Nos. 4: Kawasaki, “Mullets” – In ye olden days, the Chevy El Camino held the vaunted title of Mullet Mobile (sorry, Ford Ranchero – not sorry, Subaru B.R.A.T.). Now that the majority of the driving public is piloting crossovers and mechanized virtue signals, the crown is up for grabs. Not that anyone with a spectacular Kentucky Waterfall for cover it up with a crown, but you get my meaning. Which brings us, finally, to this spot. There is no shortage of this type of vehicle for sale across the fruited plains, and this piece of advertising doesn’t do much to tell the audience how the Ridge differs from the competition. No. Its sole purpose is to sell you on how hard it rocks. You want a John Deere Gator like your dad had? Go nuts, Captain Slow. The Ridge is for folks who’d own a Kawasaki Ninja ZX-14R if they didn’t live off a 2-mile stretch of gravel road. Heck yeah. I do wish they’d gone with David “Joe Dirt” Spade instead of Stone Cold Steve Austin. We could’ve witnessed the first double-mullet in Super Bowl advertising history.

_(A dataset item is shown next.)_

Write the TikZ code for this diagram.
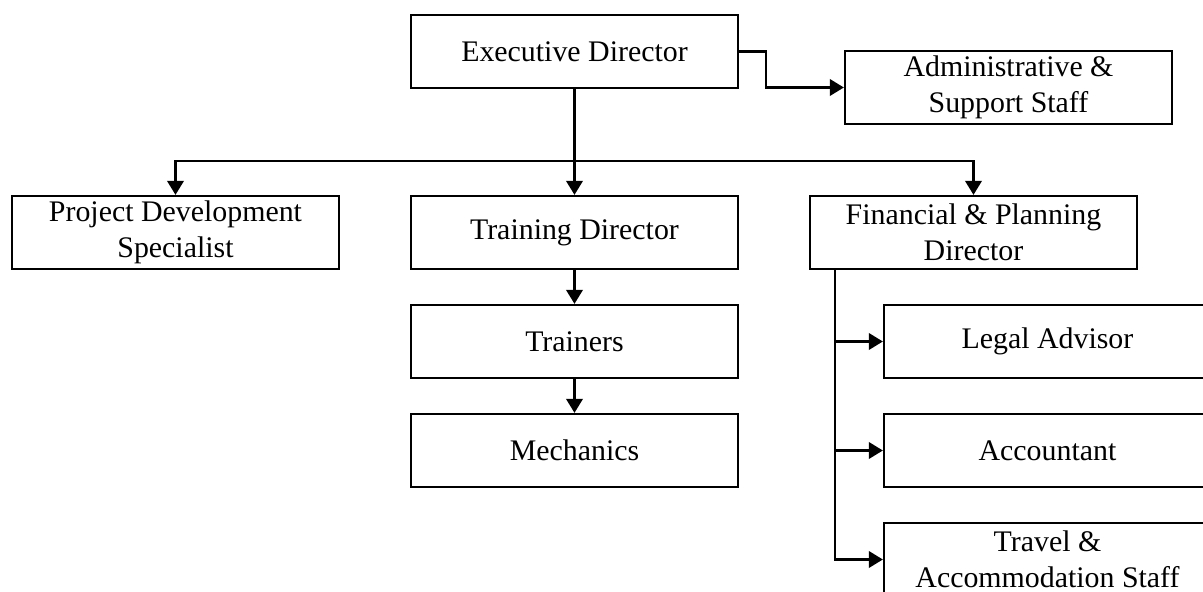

No. 3: State Farm, “Like a Good Neighbaaa” – Basically a one-joke spot that manages to rise above the trope for few reasons. First, they’re hammering home the tagline. Second, they’ve got 50 years of Arnold’s accent (Is that a type of brand equity? Sure, why not.) to milk. Third, the set pieces, pacing, and editing are all spiffy. That’s right, spiffy. Basically, they executed at a high level. I laughed. Instead of rolling my eyes. DeVito’s dig at the end was superb. Again, with the lack of eye rolling.

No. 2: Google Pixel 8, “Javier In Frame” – Google has a consistent, if short, history of creating Super Bowl spots that make them seem less evil. Almost, dare we say, good. Benevolent even. And while not amount of tear jerking will convince me that the Alphabet Borg are truly on my side, this spot is yet another example of how one can craft a moving narrative around a feature most of us would just think is nifty but not entirely necessary. There’s a lot to like about this spot – the subtle build from solo selfies, to having a dog, to having a partner, to having it all being my favorite – and not much to nick besides, you know, the brand behind it.

No. 1: Etsy, “Try Gift Mode” – The only thing I can knock about this spot is its title. The opening three lines alone merit a place on this list. They sum up what I can only guess what the creative brief’s insight – gift giving is hard, and even more difficult when you feel obligated – without, you know, parroting the brief like 93.27% of modern ads do. Excellent use of the mime, too. I’m sure it was tempting to do more with that character (at least I would’ve been), but subtlety prevailed. Of course, as my wife opined, aren’t most sales on Etsy already gifts? But even if that’s true, it doesn’t detract from the spot. Awww crap, indeed.